Sherman and other advocates of granting Israel visa waiver status dismiss those concerns.

“There are far more Arab Frenchmen than there are Arab Israelis and there are far more Muslims in Brunei than there are in Israel,” Sherman told JTA. Both countries are on the visa waiver list. “It is not our intention in the visa waiver program to discriminate on the basis of religion.”

Sherman and other backers of the bill also noted that at least five nations that exceeded the 3 percent visa refusal threshold were allowed into the program in recent years, and those nations’ refusal rates were higher than Israel’s 5.4 percent refusal rate.

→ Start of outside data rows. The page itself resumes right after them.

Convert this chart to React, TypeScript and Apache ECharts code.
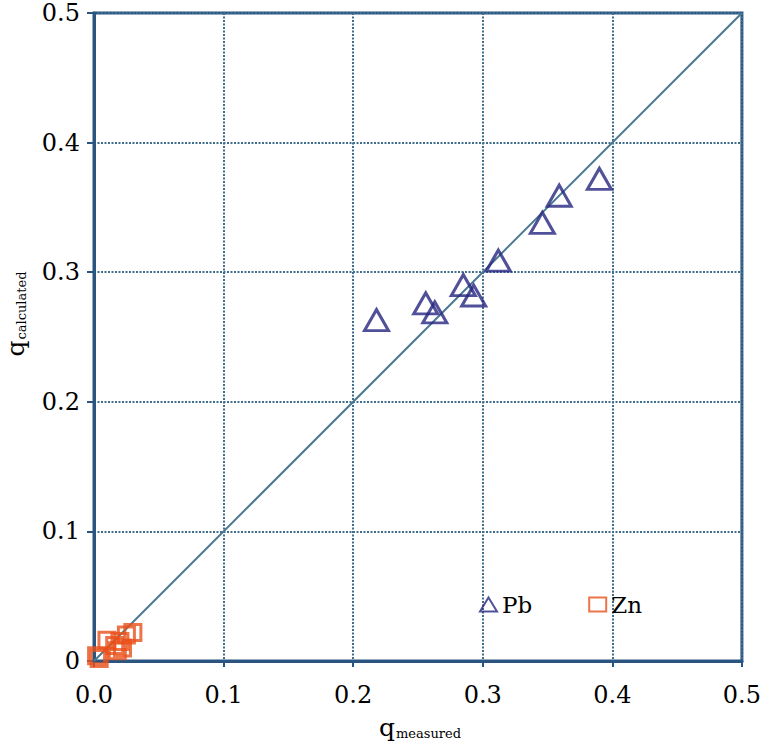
import React, { useEffect, useRef } from "react";
import * as echarts from "echarts";

const pbMeasured = [0.218, 0.256, 0.263, 0.285, 0.293, 0.312, 0.346, 0.359, 0.390];
const pbCalculated = [0.263, 0.276, 0.269, 0.290, 0.282, 0.309, 0.338, 0.359, 0.372];
const znMeasured = [0.002, 0.004, 0.010, 0.016, 0.020, 0.022, 0.025, 0.030, 0.018];
const znCalculated = [0.004, 0.002, 0.016, 0.012, 0.015, 0.010, 0.020, 0.022, 0.008];
const lineX = [0, 0.5];
const lineY = [0, 0.5];

const FONT = "DejaVu Serif";
const AXIS_COLOR = "#2a5580";
const GRID_COLOR = "#3f6d8c";

export default function App() {
  const ref = useRef<HTMLDivElement>(null);
  useEffect(() => {
    if (!ref.current) return;
    const chart = echarts.init(ref.current, null, { renderer: "svg" });
    const subRich = {
      q: { fontSize: 25, fontFamily: FONT, color: "#000", verticalAlign: "bottom" },
      s: { fontSize: 13, fontFamily: FONT, color: "#000", verticalAlign: "bottom", padding: [0, 0, 0, 1] },
    };
    chart.setOption({
      animation: false,
      backgroundColor: "#fff",
      textStyle: { fontFamily: FONT },
      grid: {
        left: 94,
        right: 18,
        top: 13,
        bottom: 85,
        show: true,
        borderColor: AXIS_COLOR,
        borderWidth: 3,
        containLabel: false,
      },
      legend: {
        left: 474,
        top: 588,
        itemGap: 56,
        itemWidth: 17,
        itemHeight: 14,
        data: ["Pb", "Zn"],
        textStyle: { fontFamily: FONT, fontSize: 23, color: "#000" },
      },
      xAxis: {
        type: "value",
        min: 0,
        max: 0.5,
        interval: 0.1,
        axisLine: { show: true, onZero: false, lineStyle: { color: AXIS_COLOR, width: 3 } },
        axisTick: { show: true, length: 6, lineStyle: { color: AXIS_COLOR, width: 2 } },
        axisLabel: {
          margin: 22,
          fontFamily: FONT,
          fontSize: 24,
          color: "#000",
          formatter: (v: number) => v.toFixed(1),
        },
        splitLine: { show: true, lineStyle: { color: GRID_COLOR, width: 2, type: [2, 1.5] } },
      },
      yAxis: {
        type: "value",
        min: 0,
        max: 0.5,
        interval: 0.1,
        axisLine: { show: true, onZero: false, lineStyle: { color: AXIS_COLOR, width: 3 } },
        axisTick: { show: true, length: 7, lineStyle: { color: AXIS_COLOR, width: 2 } },
        axisLabel: {
          margin: 14,
          fontFamily: FONT,
          fontSize: 24,
          color: "#000",
          formatter: (v: number) => (v === 0 ? "0" : v.toFixed(1)),
        },
        splitLine: { show: true, lineStyle: { color: GRID_COLOR, width: 2, type: [2, 1.5] } },
      },
      graphic: [
        {
          type: "text",
          x: 420,
          y: 727,
          style: { text: "{q|q}{s|measured}", rich: subRich, align: "center", verticalAlign: "middle" },
        },
        {
          type: "text",
          x: 15,
          y: 314,
          rotation: Math.PI / 2,
          style: { text: "{q|q}{s|calculated}", rich: subRich, align: "center", verticalAlign: "middle" },
        },
      ],
      series: [
        {
          type: "line",
          data: lineX.map((x, i) => [x, lineY[i]]),
          showSymbol: false,
          symbol: "none",
          lineStyle: { color: "#4a7890", width: 2 },
          silent: true,
          z: 1,
        },
        {
          name: "Pb",
          type: "scatter",
          symbol: "triangle",
          symbolSize: [24, 21],
          data: pbMeasured.map((x, i) => [x, pbCalculated[i]]),
          itemStyle: { color: "rgba(255,255,255,0)", borderColor: "#25257f", borderWidth: 3 },
          z: 3,
        },
        {
          name: "Zn",
          type: "scatter",
          symbol: "rect",
          symbolSize: 16,
          data: znMeasured.map((x, i) => [x, znCalculated[i]]),
          itemStyle: { color: "rgba(255,255,255,0)", borderColor: "#e8501a", borderWidth: 3 },
          z: 3,
        },
      ],
    });
    return () => chart.dispose();
  }, []);
  return (
    <div
      ref={ref}
      style={{ position: "fixed", left: 0, top: 0, width: 764, height: 746 }}
    />
  );
}
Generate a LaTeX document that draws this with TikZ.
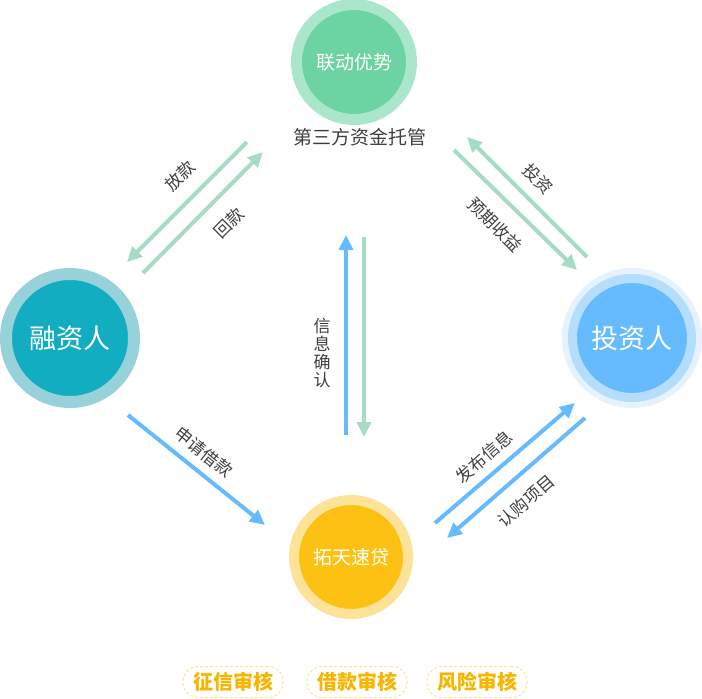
\documentclass[tikz,border=0pt]{standalone}
\usepackage{fontspec}
\setmainfont{Noto Sans CJK SC}
\usetikzlibrary{arrows.meta,positioning}
\definecolor{lianfill}{HTML}{6CD3A2}
\definecolor{lianring}{HTML}{A9E6CB}
\definecolor{rongfill}{HTML}{13ADC1}
\definecolor{rongring}{HTML}{97D1DA}
\definecolor{toufill}{HTML}{66BBFF}
\definecolor{touring}{HTML}{B5DDFE}
\definecolor{touhalo}{HTML}{E6F3FE}
\definecolor{tuofill}{HTML}{FDC113}
\definecolor{tuoring}{HTML}{FDE398}
\definecolor{flowgreen}{HTML}{A6DCC3}
\definecolor{flowblue}{HTML}{66BBFF}
\definecolor{labelgray}{HTML}{3F3F3F}
\definecolor{audittext}{HTML}{F7B500}
\definecolor{auditline}{HTML}{FDE3A0}
\tikzset{
    party/.style={
                circle,
                inner sep=0pt,
                text=white,
                font=\fontsize{27}{27}\selectfont
            },
        hub/.style={
                circle,
                inner sep=0pt,
                text=white,
                font=\fontsize{19}{19}\selectfont
            },
        greenflow/.style={
                draw=flowgreen,
                line width=4pt,
                -{Triangle[length=15pt,width=14pt]}
            },
        blueflow/.style={
                draw=flowblue,
                line width=4pt,
                -{Triangle[length=15pt,width=14pt]}
            },
        flowlabel/.style={
                text=labelgray,
                inner sep=0pt,
                font=\fontsize{17}{18}\selectfont
            },
        audit/.style={
                draw=auditline,
                dash pattern=on 3pt off 2pt,
                line width=1pt,
                rounded corners=15pt,
                minimum width=100pt,
                minimum height=31pt,
                text=audittext,
                font=\fontsize{20}{20}\selectfont\bfseries
            }
}
\begin{document}
\begin{tikzpicture}[x=1pt,y=-1pt]
  \useasboundingbox (0,0) rectangle (702,699);
  % Parties
  \node[hub, fill=lianfill, draw=lianring, line width=11pt, minimum size=115pt] (lian) at (354,62) {联动优势};
  \node[flowlabel, font=\fontsize{19}{19}\selectfont] (tuoguan) at (360,137) {第三方资金托管};
  \node[party, fill=rongfill, draw=rongring, line width=12pt, minimum size=128pt] (rong) at (70,338) {融资人};
  \node[party, fill=toufill, draw=touring, line width=9pt, minimum size=119pt,
        preaction={draw=touhalo, line width=21pt}] (tou) at (632,338) {投资人};
  \node[hub, fill=tuofill, draw=tuoring, line width=10pt, minimum size=114pt] (tuo) at (351,557) {拓天速贷};
  % Arrow ends
  \coordinate (fangkuan-a) at (247,142);
  \coordinate (fangkuan-b) at (127,262);
  \coordinate (huikuan-a) at (143,273);
  \coordinate (huikuan-b) at (263,152);
  \coordinate (touzi-a) at (587,257);
  \coordinate (touzi-b) at (467,137);
  \coordinate (shouyi-a) at (454,150);
  \coordinate (shouyi-b) at (577,270);
  \coordinate (queren-a) at (346,435);
  \coordinate (queren-b) at (346,235);
  \coordinate (queren-c) at (364,237);
  \coordinate (queren-d) at (364,437);
  \coordinate (shenqing-a) at (128,415);
  \coordinate (shenqing-b) at (265,525);
  \coordinate (fabu-a) at (435,523);
  \coordinate (fabu-b) at (575,403);
  \coordinate (rengou-a) at (585,418);
  \coordinate (rengou-b) at (447,538);
  % Flows
  \draw[greenflow] (fangkuan-a) -- (fangkuan-b);
  \draw[greenflow] (huikuan-a) -- (huikuan-b);
  \draw[greenflow] (touzi-a) -- (touzi-b);
  \draw[greenflow] (shouyi-a) -- (shouyi-b);
  \draw[blueflow] (queren-a) -- (queren-b);
  \draw[greenflow] (queren-c) -- (queren-d);
  \draw[blueflow] (shenqing-a) -- (shenqing-b);
  \draw[blueflow] (fabu-a) -- (fabu-b);
  \draw[blueflow] (rengou-a) -- (rengou-b);
  % Flow labels
  \node[flowlabel, rotate=45] (fangkuan) at (180,176) {放款};
  \node[flowlabel, rotate=45] (huikuan) at (229,223) {回款};
  \node[flowlabel, rotate=-45] (touzi) at (538,179) {投资};
  \node[flowlabel, rotate=-45] (shouyi) at (495,225) {预期收益};
  \node[flowlabel, align=center] (queren) at (322,353) {信\\息\\确\\认};
  \node[flowlabel, rotate=-39] (shenqing) at (204,452) {申请借款};
  \node[flowlabel, rotate=41] (fabu) at (484,457) {发布信息};
  \node[flowlabel, rotate=41] (rengou) at (526,501) {认购项目};
  % Audits
  \node[audit] (zhengxin) at (233,682) {征信审核};
  \node[audit] (jiekuan) at (357,682) {借款审核};
  \node[audit] (fengxian) at (477,682) {风险审核};
\end{tikzpicture}
\end{document}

Julie Fishman, an assistant legislative director at the American Jewish Committee, which backs both versions of the bill, said that Israel’s relatively low visa refusal rate under current visa procedures—which include heavy screening—suggest that concerns about Israel’s Arab minority were overblown.

Sherman said that adding Israel to the visa waiver program would end discrimination, not advance it. He described the opposition as part of the attempt to delegitimize Israel.

“There are thousands of people with Arab American backgrounds who visit Israel each year and they face far less hassle than Israeli Christians, Jews or Muslims trying to visit the United States,” he said.